Supreme Court Will Address Use Of Statistical Sampling and Whether A Class Can Be Certified If It Contains Members Who Are Not Injured

Last week, the United States Supreme Court granted cert in Bouaphakeo v. Tyson Foods, Inc., a Fair Labor Standards Act (“FLSA”) case with potentially wide reaching implications in federal class actions.  In Bouaphakeo, plaintiffs alleged that they were entitled to overtime for time spent putting on (“donning”) and taking off (“doffing”) protective gear required for their jobs.  Bouaphakeo, 765 F.3d 791, 794 (8th Cir. 2014).  Tyson added a set amount of time (four minutes) to each employee’s daily time to account for donning and doffing.  Plaintiffs alleged that Tyson Foods failed to properly account for donning and doffing time, and that plaintiffs and a class of similarly situated employees were undercompensated as a result.  Id

Buaphakeo presented a number of individualized issues.  Employees in different departments—and even different employees within the same departments—wore different types of protective gear and spent different amounts of time donning and doffing it.  Bouaphakeo, 765 F.3d at 797.  Additionally, some employees who were members of the class did not actually work overtime even after accounting for donning and doffing.  Id.  Seeking to overcome these arguments, the plaintiffs presented statistical evidence regarding the amount of donning and doffing time.  They asserted that employees in the “kill department” spent an average of 21 minutes donning and doffing protective equipment, while employees in the “fabrication department” spent 18 minutes.  Id. at 797.  Further, they alleged that individual damages could be determined by applying the average time spent donning and doffing to individual timecards.  The United States District Court for the Southern District of Iowa certified a class under Rule 23(b)(3) and a collective action under the FLSA, and Tyson was ultimately found liable.  The Eight Circuit affirmed over a strong dissent by Judge Beam.

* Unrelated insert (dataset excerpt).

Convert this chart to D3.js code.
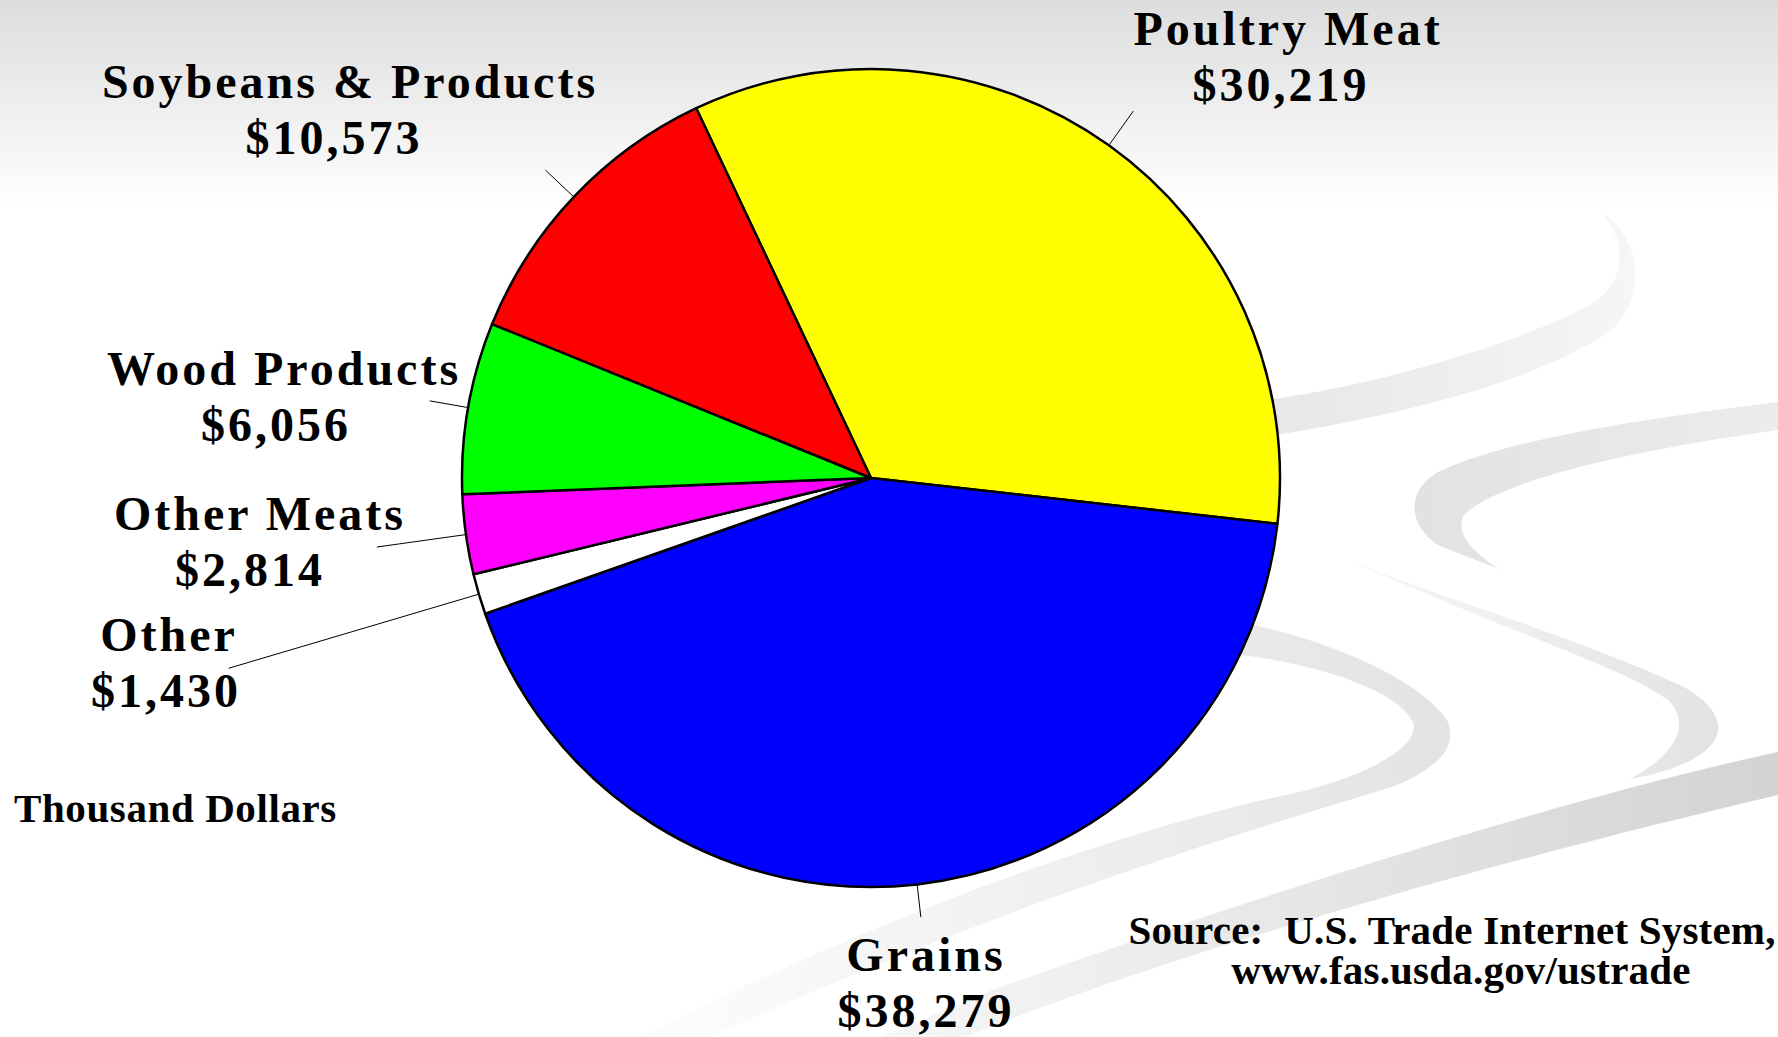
<!DOCTYPE html>
<html>
<head>
<meta charset="utf-8">
<script src="https://cdn.jsdelivr.net/npm/d3@7"></script>
<style>
  html, body { margin: 0; padding: 0; background: #fff; }
  svg { display: block; }
  text { font-family: "Liberation Serif", "Times New Roman", serif; font-weight: bold; fill: #000; }
</style>
</head>
<body>
<div id="chart"></div>
<script>
// export values, thousand dollars
var categories = ['Poultry Meat', 'Grains', 'Other', 'Other Meats', 'Wood Products', 'Soybeans & Products'];
var values = [30219, 38279, 1430, 2814, 6056, 10573];
var colors = ['#ffff00', '#0000ff', '#ffffff', '#ff00ff', '#00ff00', '#ff0000'];

// label placement: leader outer radius, first line centre / baseline, second line offset
var labelLayout = [
  {lead: 451, x: 1288, y: 45,  dx2: -7},
  {lead: 442, x: 926,  y: 971, dx2: 0},
  {lead: 670, x: 169,  y: 651, dx2: -3},
  {lead: 499, x: 260,  y: 530, dx2: -10},
  {lead: 448, x: 284,  y: 385, dx2: -8},
  {lead: 448, x: 350,  y: 98,  dx2: -16}
];

function pie_chart(container) {
  var _chart = {};
  var _width = 1778, _height = 1037,
      _cx = 871, _cy = 478, _r = 409,
      _start = -25.3 * Math.PI / 180,
      _svg = container.append('svg');

  var fmt = d3.format(',');

  _chart.render = function() {
    _svg.attr('width', _width).attr('height', _height);
    renderBackground();
    renderPie();
    renderLabels();
    renderNotes();
  };

  function grad(defs, id, x1, y1, x2, y2, stops) {
    var g = defs.append('linearGradient').attr('id', id)
      .attr('gradientUnits', 'userSpaceOnUse')
      .attr('x1', x1).attr('y1', y1).attr('x2', x2).attr('y2', y2);
    stops.forEach(function(s) {
      g.append('stop').attr('offset', s[0]).attr('stop-color', s[1]);
    });
  }

  function renderBackground() {
    var defs = _svg.append('defs');
    grad(defs, 'top', 0, 0, 0, 210, [[0, '#dddddd'], [1, '#ffffff']]);
    grad(defs, 'swA', 1250, 0, 1640, 0, [[0, '#e6e6e6'], [1, '#f6f6f6']]);
    grad(defs, 'swB', 1420, 0, 1778, 0, [[0, '#e2e2e2'], [1, '#ececec']]);
    grad(defs, 'swC', 1315, 0, 1730, 0, [[0, '#fafafa'], [1, '#e2e2e2']]);
    grad(defs, 'swD', 700, 0, 1450, 0, [[0, '#fbfbfb'], [1, '#e3e3e3']]);
    grad(defs, 'swE', 880, 0, 1778, 0, [[0, '#f7f7f7'], [1, '#d3d3d3']]);

    _svg.append('rect').attr('width', _width).attr('height', 220).attr('fill', 'url(#top)');

    var swooshes = [
      ['swA', 'M1230,405 C1350,392 1500,352 1590,305 C1630,280 1625,240 1602,212 C1642,240 1645,292 1617,325 C1560,372 1420,415 1230,442 Z'],
      ['swB', 'M1778,402 C1650,418 1500,440 1436,473 C1402,495 1412,530 1440,546 L1499,569 C1470,550 1455,532 1464,515 C1492,486 1600,455 1778,430 Z'],
      ['swC', 'M1315,545 C1400,586 1560,630 1682,686 C1738,716 1735,760 1630,779 C1680,752 1690,722 1668,700 C1620,665 1500,630 1315,545 Z'],
      ['swD', 'M1240,622 C1330,640 1420,680 1447,720 C1460,750 1432,770 1395,786 C1250,830 1000,905 710,1037 L640,1037 C900,905 1150,822 1300,792 C1378,772 1420,744 1413,722 C1400,692 1320,664 1240,655 Z'],
      ['swE', 'M1778,752 C1600,790 1300,880 995,989 L880,1037 L965,1037 C1150,962 1450,872 1778,795 Z']
    ];
    _svg.append('g').attr('class', 'swooshes')
      .selectAll('path')
      .data(swooshes)
      .enter().append('path')
        .attr('d', function(d) { return d[1]; })
        .attr('fill', function(d) { return 'url(#' + d[0] + ')'; });
  }

  var _arcs;

  function renderPie() {
    var data = categories.map(function(c, i) {
      return {name: c, value: values[i], color: colors[i], layout: labelLayout[i]};
    });
    _arcs = d3.pie()
      .sort(null)
      .value(function(d) { return d.value; })
      .startAngle(_start)
      .endAngle(_start + 2 * Math.PI)(data);

    var arc = d3.arc().innerRadius(0).outerRadius(_r);

    _svg.append('g')
      .attr('class', 'slices')
      .attr('transform', 'translate(' + _cx + ',' + _cy + ')')
      .selectAll('path')
      .data(_arcs)
      .enter().append('path')
        .attr('d', arc)
        .attr('fill', function(d) { return d.data.color; })
        .attr('stroke', '#000')
        .attr('stroke-width', 2.5)
        .attr('stroke-linejoin', 'round');
  }

  function polar(a, r) {
    return [_cx + r * Math.sin(a), _cy - r * Math.cos(a)];
  }

  function renderLabels() {
    var g = _svg.append('g').attr('class', 'labels');

    g.selectAll('line')
      .data(_arcs)
      .enter().append('line')
        .each(function(d) {
          var mid = (d.startAngle + d.endAngle) / 2,
              p0 = polar(mid, _r), p1 = polar(mid, d.data.layout.lead);
          d3.select(this)
            .attr('x1', p0[0]).attr('y1', p0[1])
            .attr('x2', p1[0]).attr('y2', p1[1]);
        })
        .attr('stroke', '#000')
        .attr('stroke-width', 1);

    var t = g.selectAll('text')
      .data(_arcs)
      .enter().append('text')
        .attr('text-anchor', 'middle')
        .attr('font-size', 48)
        .attr('letter-spacing', 3);

    t.append('tspan')
      .attr('x', function(d) { return d.data.layout.x; })
      .attr('y', function(d) { return d.data.layout.y; })
      .text(function(d) { return d.data.name; });

    t.append('tspan')
      .attr('x', function(d) { return d.data.layout.x + d.data.layout.dx2; })
      .attr('y', function(d) { return d.data.layout.y + 56; })
      .text(function(d) { return '$' + fmt(d.data.value); });
  }

  function renderNotes() {
    _svg.append('text')
      .attr('x', 14).attr('y', 822)
      .attr('font-size', 41)
      .attr('letter-spacing', 0.6)
      .text('Thousand Dollars');

    var src = _svg.append('text')
      .attr('text-anchor', 'middle')
      .attr('font-size', 41)
      .attr('letter-spacing', 0.2)
      .style('white-space', 'pre');
    src.append('tspan').attr('x', 1452).attr('y', 944).text('Source:  U.S. Trade Internet System,');
    src.append('tspan').attr('x', 1461).attr('y', 984).text('www.fas.usda.gov/ustrade');
  }

  return _chart;
}

pie_chart(d3.select('#chart')).render();
</script>
</body>
</html>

The Supreme Court granted cert on two questions in Bouaphakeo—whether putative class plaintiffs may meet their burden under Rule 23(b)(3) by using “statistical techniques that presume all class members are identical to the average observed in a sample,” and whether certification is appropriate where members of the putative class have not been injured.  Tyson Foods, Inc. Petition for a Writ of Certiorari, Case no. 14-1146 at (i).  The Court’s answers to those questions could have a significant impact on class-action litigants.  For instance, those answers may address how many or what types of individualized issues render a case inappropriate for class treatment, the extent to which statistical sampling can be used to demonstrate that a case is appropriate for class treatment, and the impact of including putative class members who have no independent claim to relief.  The Supreme Court will hear oral argument during the October 2015 term.